И он обрушил на Скилетта рассказ о похождениях его цыплят, точно град камней в окно политического противника.
— А как мишшиш Шкилетт, не шлыхали? — все же спросил Скилетт, оглушенный этими новостями и нелестными комментариями.
— Еще чего! — отрезал начальник станции, ясно показывая, что судьба этой дамы его ничуть не занимает.
— Надо мне узнать, как и что, — сказал Скилетт и поспешно ретировался, а вдогонку ему летели не слишком лестные замечания о дураках, которые перекармливают кур и обязаны за это ответить…
Когда Скилетт проходил через Аршот, его окликнул работник из Хэнки и спросил, уж не ищет ли он своих кур.
— А как там мишшиш Шкилетт, не шлыхали? — снова осведомился незадачливый супруг.
Собеседник выразился в том смысле, что его куда больше интересуют куры, но подлинные слова его повторять не стоит.
Было уже совсем темно, во всяком случае, настолько, насколько может быть темно в Англии в безоблачную июньскую ночь, когда мистер Скилетт заглянул в дверь кабачка «Веселые возчики» (вернее, заглянула одна только его голова).
— Эй, друзья! — сказала голова. — Не шлыхали, что там за шказки рашшказывают про моих кур?
— Как не слыхать! — отозвался мистер Фалчер. — Одна сказка проломила крышу моего сарая, а другая вдребезги расколотила парники… то бить, как их… оранживеи у жены священника…

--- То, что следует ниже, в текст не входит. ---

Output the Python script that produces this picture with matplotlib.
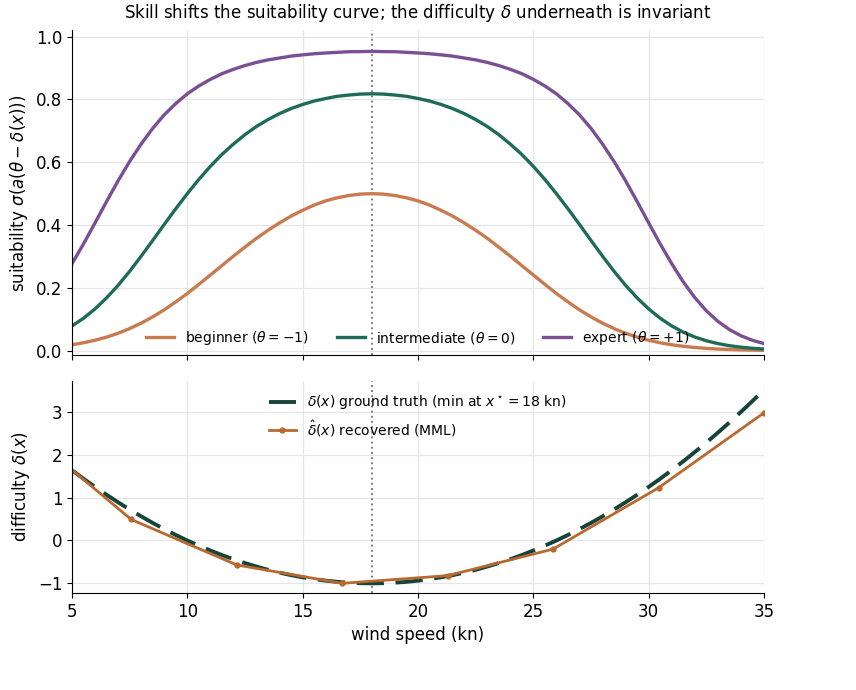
import matplotlib
matplotlib.use("Agg")
import matplotlib.pyplot as plt

# wind speed grid (kn), 0.5 kn steps
wind = [5 + 0.5 * i for i in range(61)]

# suitability curves
beginner = [0.0187, 0.0251, 0.0331, 0.0431, 0.0554, 0.0702, 0.0876, 0.1076, 0.130, 0.1554,
            0.182, 0.2111, 0.241, 0.2709, 0.301, 0.3298, 0.358, 0.3834, 0.407, 0.4287,
            0.447, 0.4636, 0.477, 0.4868, 0.494, 0.4985, 0.500,
            0.4985, 0.494, 0.4868, 0.477, 0.4636, 0.447, 0.4287, 0.407, 0.3834, 0.358,
            0.3298, 0.301, 0.2709, 0.241, 0.2111, 0.182, 0.1554, 0.130, 0.1076, 0.0876,
            0.0702, 0.0554, 0.0431, 0.0331, 0.0251, 0.0187,
            0.0138, 0.0100, 0.0072, 0.0051, 0.0036, 0.0025, 0.0017, 0.0011]
intermediate = [0.0786, 0.1032, 0.133, 0.168, 0.208, 0.2527, 0.301, 0.351, 0.402, 0.452,
                0.500, 0.5454, 0.587, 0.6248, 0.658, 0.688, 0.714, 0.736, 0.755, 0.771,
                0.784, 0.795, 0.803, 0.810, 0.814, 0.817, 0.818,
                0.817, 0.814, 0.810, 0.803, 0.795, 0.784, 0.771, 0.755, 0.736, 0.714,
                0.688, 0.658, 0.6248, 0.587, 0.5454, 0.500, 0.452, 0.402, 0.351, 0.301,
                0.2527, 0.208, 0.168, 0.133, 0.1032, 0.0786,
                0.0589, 0.0434, 0.0314, 0.0225, 0.0158, 0.0110, 0.0075, 0.0051]
expert = [0.277, 0.340, 0.407, 0.475, 0.541, 0.6025, 0.658, 0.708, 0.751, 0.787,
          0.818, 0.843, 0.864, 0.882, 0.896, 0.908, 0.918, 0.926, 0.932, 0.938,
          0.942, 0.9455, 0.948, 0.950, 0.952, 0.9523, 0.953,
          0.9523, 0.952, 0.950, 0.948, 0.9455, 0.942, 0.938, 0.932, 0.926, 0.918,
          0.908, 0.896, 0.882, 0.864, 0.843, 0.818, 0.787, 0.751, 0.708, 0.658,
          0.6025, 0.541, 0.475, 0.407, 0.340, 0.277,
          0.219, 0.169, 0.127, 0.0934, 0.0672, 0.0474, 0.0329, 0.0225]

# difficulty: ground truth and recovered bins
delta_true = [1.641, 1.441, 1.25, 1.066, 0.891, 0.723, 0.563, 0.410, 0.266, 0.129,
              0.0, -0.121, -0.234, -0.340, -0.438, -0.527, -0.609, -0.684, -0.75, -0.809,
              -0.859, -0.902, -0.938, -0.965, -0.984, -0.996, -1.0,
              -0.996, -0.984, -0.965, -0.938, -0.902, -0.859, -0.809, -0.75, -0.684, -0.609,
              -0.527, -0.438, -0.340, -0.234, -0.121, 0.0, 0.129, 0.266, 0.410, 0.563,
              0.723, 0.891, 1.066, 1.25, 1.441, 1.641,
              1.848, 2.063, 2.285, 2.516, 2.754, 3.0, 3.254, 3.516]
bins_x = [3.0, 7.57, 12.14, 16.71, 21.29, 25.86, 30.43, 35.0]
delta_hat = [2.55, 0.49, -0.57, -1.0, -0.82, -0.2, 1.23, 2.98]

x_star = 18

c_beg = "#C97B50"
c_int = "#1F6B5A"
c_exp = "#7A4F93"
c_true = "#17443A"
c_hat = "#B8692F"

plt.rcParams["font.size"] = 12

fig = plt.figure(figsize=(8.56, 6.9), dpi=100)
ax1 = fig.add_axes([0.0841, 0.485, 0.8084, 0.471])
ax2 = fig.add_axes([0.0841, 0.1406, 0.8084, 0.3074], sharex=ax1)

for ax in (ax1, ax2):
    ax.spines["top"].set_visible(False)
    ax.spines["right"].set_visible(False)
    ax.grid(True, color="#e6e6e6", linewidth=0.9)
    ax.set_axisbelow(True)
    ax.axvline(x_star, color="gray", linestyle=":", linewidth=1.4, zorder=1)

# Верхний график - кривые пригодности
ax1.plot(wind, beginner, color=c_beg, lw=2.4, label=r"beginner ($\theta=-1$)")
ax1.plot(wind, intermediate, color=c_int, lw=2.4, label=r"intermediate ($\theta=0$)")
ax1.plot(wind, expert, color=c_exp, lw=2.4, label=r"expert ($\theta=+1$)")
ax1.set_ylim(-0.015, 1.02)
ax1.set_yticks([0.0, 0.2, 0.4, 0.6, 0.8, 1.0])
ax1.set_ylabel(r"suitability $\sigma(a(\theta-\delta(x)))$")
ax1.set_title(r"Skill shifts the suitability curve; the difficulty $\delta$ underneath is invariant",
              fontsize=12, pad=9)
ax1.legend(loc="lower center", ncol=3, frameon=False, fontsize=10,
           handlelength=2.0, columnspacing=2.0, borderaxespad=0.2)
ax1.tick_params(labelbottom=False)

# Нижний график - сложность
ax2.plot(wind, delta_true, color=c_true, lw=2.8, linestyle=(0, (7, 3)),
         label=r"$\delta(x)$ ground truth (min at $x^\star=18$ kn)")
ax2.plot(bins_x, delta_hat, color=c_hat, lw=2.0, marker="o", markersize=3.5,
         label=r"$\hat{\delta}(x)$ recovered (MML)")
ax2.set_xlim(5, 35)
ax2.set_ylim(-1.225, 3.725)
ax2.set_yticks([-1, 0, 1, 2, 3])
ax2.set_ylabel(r"difficulty $\delta(x)$")
ax2.set_xlabel("wind speed (kn)")
ax2.legend(loc="upper center", frameon=False, fontsize=10, handlelength=2.0)

plt.savefig("out.png", dpi=100)
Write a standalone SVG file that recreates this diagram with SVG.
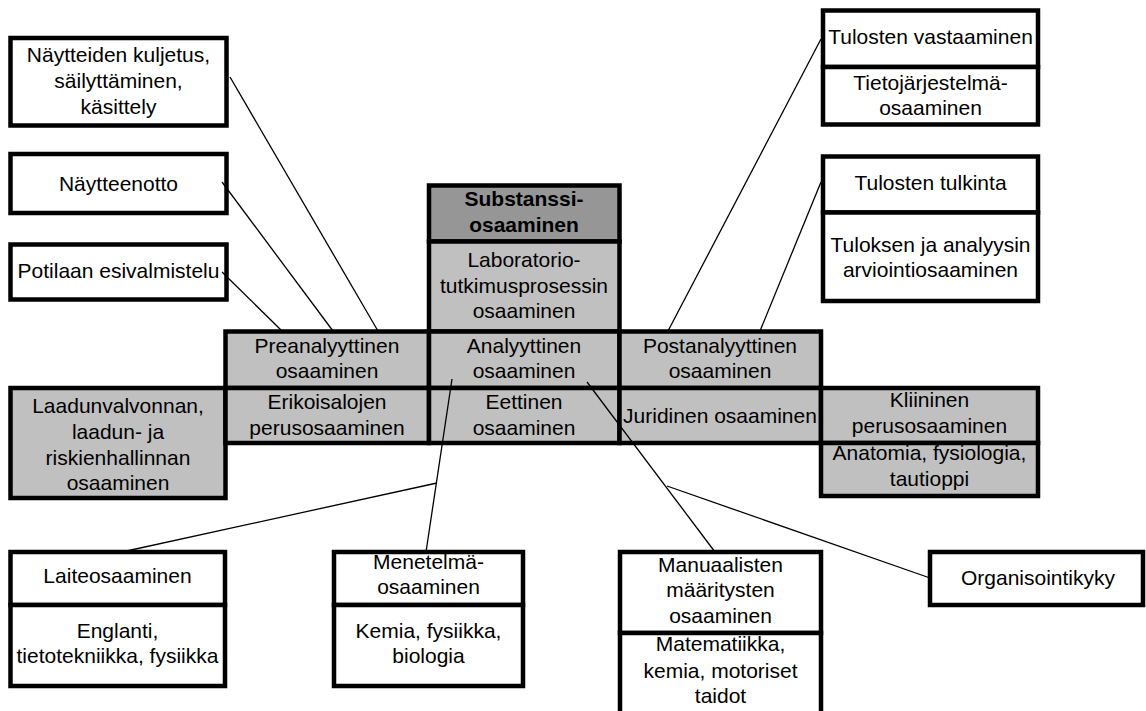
<svg xmlns="http://www.w3.org/2000/svg" width="1146" height="711" viewBox="0 0 1146 711">
  <style>
    .box { stroke: #000; stroke-width: 4.5; fill: #fff; }
    .lt { fill: #c0c0c0; }
    .dk { fill: #969696; }
    text { font-family: "Liberation Sans", Arial, sans-serif; font-size: 21px; fill: #000; text-anchor: middle; }
    .b { font-weight: bold; }
    .conn line { stroke: #000; stroke-width: 1.3; }
  </style>
  <rect x="0" y="0" width="1146" height="711" fill="#fff"/>

  <!-- left column: pre-analytical tasks -->
  <g id="n-kuljetus">
    <rect class="box" x="10.5" y="38" width="216" height="87.5"/>
    <text x="118.5" y="62">Näytteiden kuljetus,</text>
    <text x="118.5" y="88">säilyttäminen,</text>
    <text x="118.5" y="114">käsittely</text>
  </g>
  <g id="n-naytteenotto">
    <rect class="box" x="10.5" y="154" width="216" height="59"/>
    <text x="118.5" y="191">Näytteenotto</text>
  </g>
  <g id="n-potilas">
    <rect class="box" x="10.5" y="244.5" width="216" height="55"/>
    <text x="118.5" y="278">Potilaan esivalmistelu</text>
  </g>

  <!-- central column -->
  <g id="n-substanssi">
    <rect class="box dk" x="429" y="185.5" width="190.5" height="56"/>
    <text class="b" x="524" y="206">Substanssi-</text>
    <text class="b" x="524" y="232">osaaminen</text>
  </g>
  <g id="n-laboratorio">
    <rect class="box lt" x="429" y="241.5" width="190.5" height="90"/>
    <text x="524" y="267">Laboratorio-</text>
    <text x="524" y="293">tutkimusprosessin</text>
    <text x="524" y="318">osaaminen</text>
  </g>

  <!-- process row -->
  <g id="n-preanalyyttinen">
    <rect class="box lt" x="225.5" y="331.5" width="203.5" height="56.5"/>
    <text x="327" y="353">Preanalyyttinen</text>
    <text x="327" y="378">osaaminen</text>
  </g>
  <g id="n-analyyttinen">
    <rect class="box lt" x="429" y="331.5" width="190.5" height="56.5"/>
    <text x="524" y="353">Analyyttinen</text>
    <text x="524" y="378">osaaminen</text>
  </g>
  <g id="n-postanalyyttinen">
    <rect class="box lt" x="619.5" y="331.5" width="201.5" height="56.5"/>
    <text x="720" y="353">Postanalyyttinen</text>
    <text x="720" y="378">osaaminen</text>
  </g>

  <!-- foundation row -->
  <g id="n-laadunvalvonta">
    <rect class="box lt" x="10.5" y="388" width="215" height="110"/>
    <text x="118" y="413">Laadunvalvonnan,</text>
    <text x="118" y="439">laadun- ja</text>
    <text x="118" y="465">riskienhallinnan</text>
    <text x="118" y="490">osaaminen</text>
  </g>
  <g id="n-erikoisalat">
    <rect class="box lt" x="225.5" y="388" width="203.5" height="55"/>
    <text x="327" y="409">Erikoisalojen</text>
    <text x="327" y="435">perusosaaminen</text>
  </g>
  <g id="n-eettinen">
    <rect class="box lt" x="429" y="388" width="190.5" height="55"/>
    <text x="524" y="409">Eettinen</text>
    <text x="524" y="435">osaaminen</text>
  </g>
  <g id="n-juridinen">
    <rect class="box lt" x="619.5" y="388" width="201.5" height="55"/>
    <text x="720" y="423">Juridinen osaaminen</text>
  </g>
  <g id="n-kliininen">
    <rect class="box lt" x="821" y="388" width="217" height="55"/>
    <text x="929.5" y="407">Kliininen</text>
    <text x="929.5" y="433">perusosaaminen</text>
    <rect class="box lt" x="821" y="443" width="217" height="53"/>
    <text x="929.5" y="460">Anatomia, fysiologia,</text>
    <text x="929.5" y="486">tautioppi</text>
  </g>

  <!-- right column: post-analytical tasks -->
  <g id="n-vastaaminen">
    <rect class="box" x="823" y="10.5" width="215" height="56.5"/>
    <text x="930.5" y="44">Tulosten vastaaminen</text>
    <rect class="box" x="823" y="67" width="215" height="57.5"/>
    <text x="930.5" y="90">Tietojärjestelmä-</text>
    <text x="930.5" y="115">osaaminen</text>
  </g>
  <g id="n-tulkinta">
    <rect class="box" x="823" y="156.5" width="215" height="56"/>
    <text x="930.5" y="190">Tulosten tulkinta</text>
    <rect class="box" x="823" y="212.5" width="215" height="88.5"/>
    <text x="930.5" y="252">Tuloksen ja analyysin</text>
    <text x="930.5" y="277">arviointiosaaminen</text>
  </g>

  <!-- bottom row: analytical skills -->
  <g id="n-laiteosaaminen">
    <rect class="box" x="10.5" y="552" width="214.5" height="53"/>
    <text x="117.5" y="583">Laiteosaaminen</text>
    <rect class="box" x="10.5" y="605" width="214.5" height="81"/>
    <text x="117.5" y="638">Englanti,</text>
    <text x="117.5" y="663">tietotekniikka, fysiikka</text>
  </g>
  <g id="n-menetelma">
    <rect class="box" x="334" y="552" width="189" height="53"/>
    <text x="428.5" y="569">Menetelmä-</text>
    <text x="428.5" y="594">osaaminen</text>
    <rect class="box" x="334" y="605" width="189" height="81"/>
    <text x="428.5" y="638">Kemia, fysiikka,</text>
    <text x="428.5" y="663">biologia</text>
  </g>
  <g id="n-manuaaliset">
    <rect class="box" x="620" y="552" width="201" height="81"/>
    <text x="720.5" y="572">Manuaalisten</text>
    <text x="720.5" y="597">määritysten</text>
    <text x="720.5" y="623">osaaminen</text>
    <rect class="box" x="620" y="633" width="201" height="90"/>
    <text x="720.5" y="651">Matematiikka,</text>
    <text x="720.5" y="678">kemia, motoriset</text>
    <text x="720.5" y="703">taidot</text>
  </g>
  <g id="n-organisointi">
    <rect class="box" x="930" y="552" width="213" height="53"/>
    <text x="1038" y="585">Organisointikyky</text>
  </g>

  <!-- connectors -->
  <g class="conn" id="connectors">
    <line x1="230" y1="77" x2="378" y2="331"/>
    <line x1="222" y1="182" x2="333" y2="331"/>
    <line x1="222" y1="272" x2="282" y2="331"/>
    <line x1="821" y1="39" x2="668" y2="331"/>
    <line x1="821" y1="182" x2="760" y2="331"/>
    <line x1="452" y1="379" x2="426" y2="552"/>
    <line x1="437" y1="483" x2="122" y2="552"/>
    <line x1="587" y1="382" x2="715" y2="552"/>
    <line x1="667" y1="486" x2="930" y2="578"/>
  </g>
</svg>
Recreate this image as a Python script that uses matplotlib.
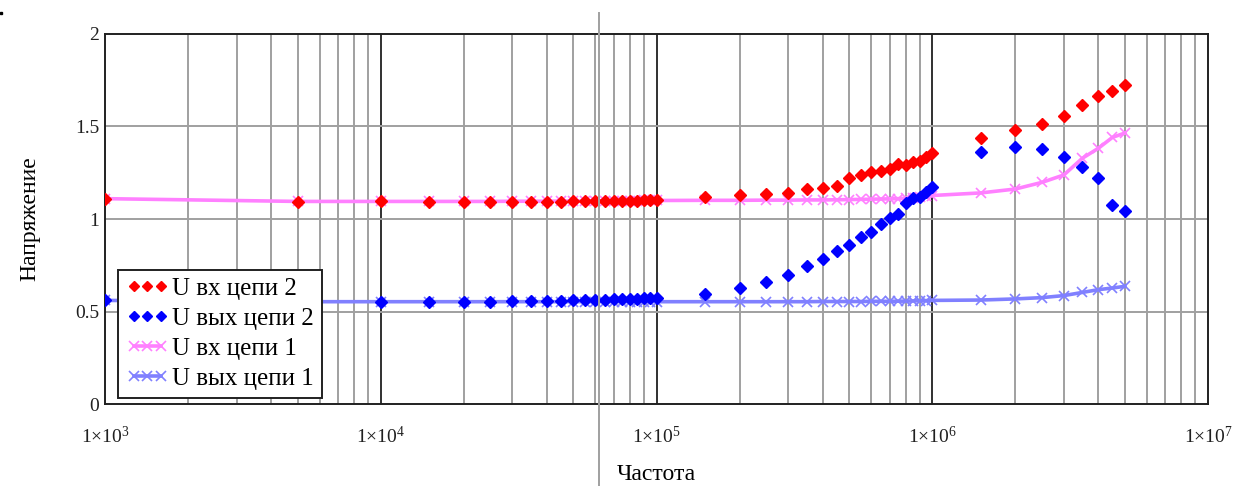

Тут Скилетт вылез из-за двери.
— Мне бы подкрепитьшя, — сказал он. — Горячего бы джину ш водой в шамый раз.
И тогда все наперебой стали ему рассказывать, что натворили его цыплята, а он слушал и только повторял:
— Боже милоштивый!
Потом, улучив минуту, когда все умолкли, спросил:
— А как там мишшиш Шкилетт, вы не шлыхали?
— Не слыхали, — сказал мистер Уизерспун. — Не до нее нам тут было. Да и не до вас тоже.
— А вы разве нынче дома не были? — спросил Фалчер, поднимая голову от пивной кружки.
— Если какая-нибудь из этих подлых кур ее клюнула разок-другой…
Мистер Уизерспун не договорил, он предоставил слушателям вообразить себе ужасную картину.
В эту минуту все охотно пошли бы со Скилеттом поглядеть, не случилось ли и впрямь чего-нибудь с его супругой, — это ли не развлечение на закуску, достойное столь богатого событиями дня! Неожиданности следуют одна за другой, было бы жаль что-нибудь упустить…
Но тут Скилетт (он в это время, устремив один глаз на буфет, а другой в вечность, тянул у стойки свой джин) сам же расхолодил компанию.
— Надо думать, эти большие ошы нынче никого не тревожили? — спросил он с нарочитой небрежностью.
— Нам было не до них, мы с вашими курами возились, — отозвался Фалчер.